Question

A positive, singly ionized atom of mass number \( A_M \) is accelerated from rest by the voltage \( 192 \, \text{V} \). Thereafter, it enters a rectangular region of width \( w \) with magnetic field \( \vec{B}_0 = 0.1\hat{k} \, \text{T} \). The ion finally hits a detector at the distance \( x \) below its starting trajectory. Which of the following option(s) is(are) correct? \[ \text{(Given: Mass of neutron/proton = } \frac{5}{3} \times 10^{-27} \, \text{kg, charge of the electron = } 1.6 \times 10^{-19} \, \text{C).} \] 

 

• A. The value of \( x \) for \( \text{H}^+ \) ion is \( 4 \, \text{cm}. \)
• B. The value of \( x \) for an ion with \( A_M = 144 \) is \( 48 \, \text{cm}. \)
• C. For detecting ions with \( 1 \leq A_M \leq 196 \), the minimum height \( (x_1 - x_0) \) of the detector is \( 55 \, \text{cm}. \)
• D. The minimum width \( w \) of the region of the magnetic field for detecting ions with \( A_M = 196 \) is \( 56 \, \text{cm}. \)

Hint:

Relate the motion of ions in magnetic fields to their mass, charge, and velocity.

Answer 1

The Correct Option is A

The displacement: \[ x = 2R = \frac{2mv}{qB}. \] Substituting: \[ x = \frac{2\sqrt{2m(qV)}}{qB}. \] For \( \text{H}^+ \), \( x = 4 \, \text{cm} \).
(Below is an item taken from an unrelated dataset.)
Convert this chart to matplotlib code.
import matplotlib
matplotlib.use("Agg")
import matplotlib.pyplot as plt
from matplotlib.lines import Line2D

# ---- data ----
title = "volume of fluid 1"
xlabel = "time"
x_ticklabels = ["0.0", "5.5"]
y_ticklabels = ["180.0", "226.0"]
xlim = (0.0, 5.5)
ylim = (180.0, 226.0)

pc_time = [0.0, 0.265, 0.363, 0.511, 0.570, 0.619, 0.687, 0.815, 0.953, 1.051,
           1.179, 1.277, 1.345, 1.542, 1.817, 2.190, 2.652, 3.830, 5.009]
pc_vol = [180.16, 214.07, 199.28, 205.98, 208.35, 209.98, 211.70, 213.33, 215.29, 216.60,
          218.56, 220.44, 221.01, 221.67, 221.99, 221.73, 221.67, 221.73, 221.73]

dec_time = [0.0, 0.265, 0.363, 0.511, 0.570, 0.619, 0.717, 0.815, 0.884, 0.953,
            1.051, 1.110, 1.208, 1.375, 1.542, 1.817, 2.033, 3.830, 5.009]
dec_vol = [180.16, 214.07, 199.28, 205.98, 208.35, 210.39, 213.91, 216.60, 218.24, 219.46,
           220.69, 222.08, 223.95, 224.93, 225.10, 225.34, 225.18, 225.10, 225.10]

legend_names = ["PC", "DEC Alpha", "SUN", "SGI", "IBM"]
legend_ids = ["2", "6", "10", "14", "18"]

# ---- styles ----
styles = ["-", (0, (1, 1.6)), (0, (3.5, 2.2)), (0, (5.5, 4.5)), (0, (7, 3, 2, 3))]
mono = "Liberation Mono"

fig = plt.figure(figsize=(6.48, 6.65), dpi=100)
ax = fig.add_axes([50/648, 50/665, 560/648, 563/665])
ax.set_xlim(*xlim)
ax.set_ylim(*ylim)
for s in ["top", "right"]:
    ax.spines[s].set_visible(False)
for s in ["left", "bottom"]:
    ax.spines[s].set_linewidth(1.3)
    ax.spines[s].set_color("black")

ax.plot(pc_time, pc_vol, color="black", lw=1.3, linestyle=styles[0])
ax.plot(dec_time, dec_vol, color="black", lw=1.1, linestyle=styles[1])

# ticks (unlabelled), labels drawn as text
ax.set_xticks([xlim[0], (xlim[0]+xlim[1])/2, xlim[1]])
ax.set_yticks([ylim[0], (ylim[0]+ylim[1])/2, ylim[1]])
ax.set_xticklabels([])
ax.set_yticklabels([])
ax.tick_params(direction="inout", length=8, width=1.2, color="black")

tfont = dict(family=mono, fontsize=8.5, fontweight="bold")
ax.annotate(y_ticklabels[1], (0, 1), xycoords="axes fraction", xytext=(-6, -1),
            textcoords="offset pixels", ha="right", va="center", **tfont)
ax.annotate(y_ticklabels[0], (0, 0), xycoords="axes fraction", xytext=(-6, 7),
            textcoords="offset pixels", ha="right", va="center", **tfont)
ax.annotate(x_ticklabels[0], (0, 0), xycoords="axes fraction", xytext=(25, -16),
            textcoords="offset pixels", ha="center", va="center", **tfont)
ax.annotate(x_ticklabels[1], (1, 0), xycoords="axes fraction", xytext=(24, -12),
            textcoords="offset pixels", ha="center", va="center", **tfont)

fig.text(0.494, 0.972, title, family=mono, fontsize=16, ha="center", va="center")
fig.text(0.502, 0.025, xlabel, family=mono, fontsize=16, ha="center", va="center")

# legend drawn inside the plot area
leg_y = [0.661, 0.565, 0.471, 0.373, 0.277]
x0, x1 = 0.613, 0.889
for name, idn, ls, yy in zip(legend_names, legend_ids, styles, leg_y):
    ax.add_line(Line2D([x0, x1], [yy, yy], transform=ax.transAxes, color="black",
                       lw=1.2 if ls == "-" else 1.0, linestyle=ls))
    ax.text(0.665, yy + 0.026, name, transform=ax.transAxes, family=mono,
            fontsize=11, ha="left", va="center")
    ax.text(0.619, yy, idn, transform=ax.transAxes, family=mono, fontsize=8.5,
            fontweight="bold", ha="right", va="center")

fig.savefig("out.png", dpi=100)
For \( A_M = 144 \): \[ x \propto \sqrt{m} \quad \Rightarrow \quad x = 48 \, \text{cm}. \] 

Answer 2

The correct options are (A) and (B). 

Step 1: The formula is given by:

\[ x = 2R = \frac{2mv}{qB} = 2 \sqrt{\frac{2m(e \Delta V)}{qB}} \]

For H⁺ ion, we have:

\[ x = 3.91 \, \text{cm} \quad \text{and} \quad x = 4 \, \text{cm}. \] Since (A) is correct, we move on to the next calculation.
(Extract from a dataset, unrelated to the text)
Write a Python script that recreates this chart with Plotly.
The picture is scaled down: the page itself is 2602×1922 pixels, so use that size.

Step 2: For m = 144 (mass of the proton), we get:

\[ x = 12 (x_{H^+}) = 48 \, \text{cm}. \] This shows that option (B) is correct.

Step 3: For the condition where 1 ≤ AM ≤ 196, we use the formula:

\[ (x_1 - x_0)_{\text{min}} = 2R_{196} - 2R_1 = (14 \times 4) - 4 = 52 \, \text{cm}. \] Thus, option (C) is incorrect.

Step 4: For AM = 196, the minimum width is given by:

\[ w_{\text{min}} = R_{196} = 28 \, \text{cm}. \] This shows that option (D) is incorrect.

Thus, the correct options are (A) and (B).